What Is a Data Pipeline? Definition, Architecture, and Tools

Every modern business runs on data pipelines. Learn the architecture, the three stages (ingestion, transformation, loading), how pipelines differ from ETL, the main types (batch, streaming, event-driven), and how to choose the right tool.

Every modern business runs on data that lives in dozens of systems — CRMs, ad platforms, product databases, event streams, SaaS apps. A data pipeline is the automated system that moves that data from where it’s generated to where it can be used. Without pipelines, analytics dashboards never refresh, ML models train on stale data, and finance teams spend half their week manually exporting CSVs.

But a pipeline by itself is just a sequence of steps. What makes it reliable in production is the orchestration layer around it: the triggers that start it, the retry logic that recovers from failures, the lineage that tracks what data moved where, and the observability that tells you when something breaks before a dashboard lies to an executive.

This guide covers the full concept — what a data pipeline is, how the three stages work, how pipelines differ from ETL, the main types (batch, streaming, event-driven), real YAML examples, and how to choose the right tool.

What Is a Data Pipeline?

A data pipeline is an automated sequence of steps that ingests data from source systems, transforms it according to business rules, and loads it into a destination such as a data warehouse, lake, or operational system. It handles the movement, shaping, and delivery of data across an organization’s stack.

Every data pipeline has three things in common, regardless of the tool or pattern:

  • A source — a database, API, file, stream, or SaaS app where data originates
  • A set of transformations — logic that cleans, joins, aggregates, or reshapes the data
  • A destination — a warehouse, lake, operational system, or downstream service

An important distinction: a data pipeline describes the steps data moves through. The orchestration layer is the system that runs those steps reliably — schedules them, retries failed tasks, manages dependencies, and logs what happened. Many teams conflate the two, then discover the hard way that a pipeline without proper orchestration is a pipeline that breaks at 3 a.m.

How Does a Data Pipeline Work? The Three Main Stages

The three main stages of a data pipeline are ingestion (extracting data from sources), transformation (cleaning, joining, and applying business logic), and loading (writing to the destination). Modern ELT pipelines reverse the order of the last two stages, loading raw data first and transforming it in the warehouse.

Ingestion

Ingestion pulls data from its source system. Methods fall into two broad categories:

  • Batch ingestion — pull data on a schedule (hourly, daily). Simple to reason about, fine for most analytics use cases.
  • Streaming / CDC ingestion — pull data continuously as it changes, via Change Data Capture, message queues (Kafka, Pub/Sub), or event streams. Required when latency matters.
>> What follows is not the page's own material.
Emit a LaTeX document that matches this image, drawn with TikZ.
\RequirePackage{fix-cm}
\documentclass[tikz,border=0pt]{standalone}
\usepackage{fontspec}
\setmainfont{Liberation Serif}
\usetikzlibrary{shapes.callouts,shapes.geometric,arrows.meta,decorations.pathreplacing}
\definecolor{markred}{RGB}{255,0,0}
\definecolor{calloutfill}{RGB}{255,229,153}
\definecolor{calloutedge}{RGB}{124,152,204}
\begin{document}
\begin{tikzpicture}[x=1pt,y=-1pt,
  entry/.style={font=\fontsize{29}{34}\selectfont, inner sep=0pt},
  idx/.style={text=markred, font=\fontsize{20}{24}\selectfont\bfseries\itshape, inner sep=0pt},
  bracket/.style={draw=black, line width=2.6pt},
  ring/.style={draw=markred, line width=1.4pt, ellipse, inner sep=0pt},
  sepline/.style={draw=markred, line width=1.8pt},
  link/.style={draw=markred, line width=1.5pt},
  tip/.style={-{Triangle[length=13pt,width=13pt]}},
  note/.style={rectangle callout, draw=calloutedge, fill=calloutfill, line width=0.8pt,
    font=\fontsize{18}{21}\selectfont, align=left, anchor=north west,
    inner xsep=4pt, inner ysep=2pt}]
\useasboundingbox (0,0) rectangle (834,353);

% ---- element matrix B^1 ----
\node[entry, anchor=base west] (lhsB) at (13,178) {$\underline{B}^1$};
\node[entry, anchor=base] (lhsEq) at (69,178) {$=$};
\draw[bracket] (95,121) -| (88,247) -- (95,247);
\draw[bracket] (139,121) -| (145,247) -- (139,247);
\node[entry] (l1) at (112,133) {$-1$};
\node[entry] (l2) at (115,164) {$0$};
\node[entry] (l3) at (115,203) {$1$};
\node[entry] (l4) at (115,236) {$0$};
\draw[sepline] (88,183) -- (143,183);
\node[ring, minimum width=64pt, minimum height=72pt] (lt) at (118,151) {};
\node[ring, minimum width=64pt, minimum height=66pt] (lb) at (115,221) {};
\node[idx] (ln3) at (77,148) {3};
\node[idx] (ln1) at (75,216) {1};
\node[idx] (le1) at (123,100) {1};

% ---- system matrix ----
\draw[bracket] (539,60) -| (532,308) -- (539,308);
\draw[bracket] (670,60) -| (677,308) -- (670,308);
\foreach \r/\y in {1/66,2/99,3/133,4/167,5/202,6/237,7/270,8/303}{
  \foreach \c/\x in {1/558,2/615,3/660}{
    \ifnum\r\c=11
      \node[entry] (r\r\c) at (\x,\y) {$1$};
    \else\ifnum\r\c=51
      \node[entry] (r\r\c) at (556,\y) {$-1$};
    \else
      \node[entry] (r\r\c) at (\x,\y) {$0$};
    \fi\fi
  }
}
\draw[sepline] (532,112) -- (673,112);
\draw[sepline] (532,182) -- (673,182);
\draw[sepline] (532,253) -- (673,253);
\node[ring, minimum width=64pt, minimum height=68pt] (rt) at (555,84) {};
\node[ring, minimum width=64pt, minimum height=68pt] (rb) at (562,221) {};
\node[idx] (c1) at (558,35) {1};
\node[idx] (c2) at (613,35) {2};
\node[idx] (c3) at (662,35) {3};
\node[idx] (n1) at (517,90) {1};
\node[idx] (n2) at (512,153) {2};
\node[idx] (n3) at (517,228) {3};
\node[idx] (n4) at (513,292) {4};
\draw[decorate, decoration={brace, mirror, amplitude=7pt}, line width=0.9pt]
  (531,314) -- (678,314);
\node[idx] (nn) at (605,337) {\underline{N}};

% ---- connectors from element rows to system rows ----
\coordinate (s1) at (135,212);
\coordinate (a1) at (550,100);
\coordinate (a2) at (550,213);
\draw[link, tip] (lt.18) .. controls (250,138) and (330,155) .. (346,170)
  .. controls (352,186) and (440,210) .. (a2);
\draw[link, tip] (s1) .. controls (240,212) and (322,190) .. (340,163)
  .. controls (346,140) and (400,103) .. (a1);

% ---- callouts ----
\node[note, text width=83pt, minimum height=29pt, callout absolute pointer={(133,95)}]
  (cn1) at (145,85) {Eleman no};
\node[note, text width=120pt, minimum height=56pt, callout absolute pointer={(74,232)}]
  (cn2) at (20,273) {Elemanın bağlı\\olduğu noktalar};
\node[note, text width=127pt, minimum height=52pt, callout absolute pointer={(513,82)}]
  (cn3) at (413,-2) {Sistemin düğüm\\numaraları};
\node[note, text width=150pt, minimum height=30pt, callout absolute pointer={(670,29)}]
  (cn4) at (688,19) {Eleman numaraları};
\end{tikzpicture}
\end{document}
Tools like Airbyte, Fivetran, and custom Python scripts handle this stage for most teams.

Transformation

Transformation reshapes raw data into something analytics-ready. Typical operations: removing duplicates, joining data across sources, aggregating (daily totals, rolling averages), applying business rules, enforcing types, masking or redacting sensitive fields.

This stage is where SQL and modern tools like dbt dominate — declarative transformations versioned in Git, testable, and composable.

Loading

Loading writes the transformed (or raw, in ELT) data to its destination. Modern targets include cloud warehouses (Snowflake, BigQuery, Redshift), lakehouses (Databricks, Iceberg on S3), and operational systems (CRMs, marketing tools) in the case of Reverse ETL.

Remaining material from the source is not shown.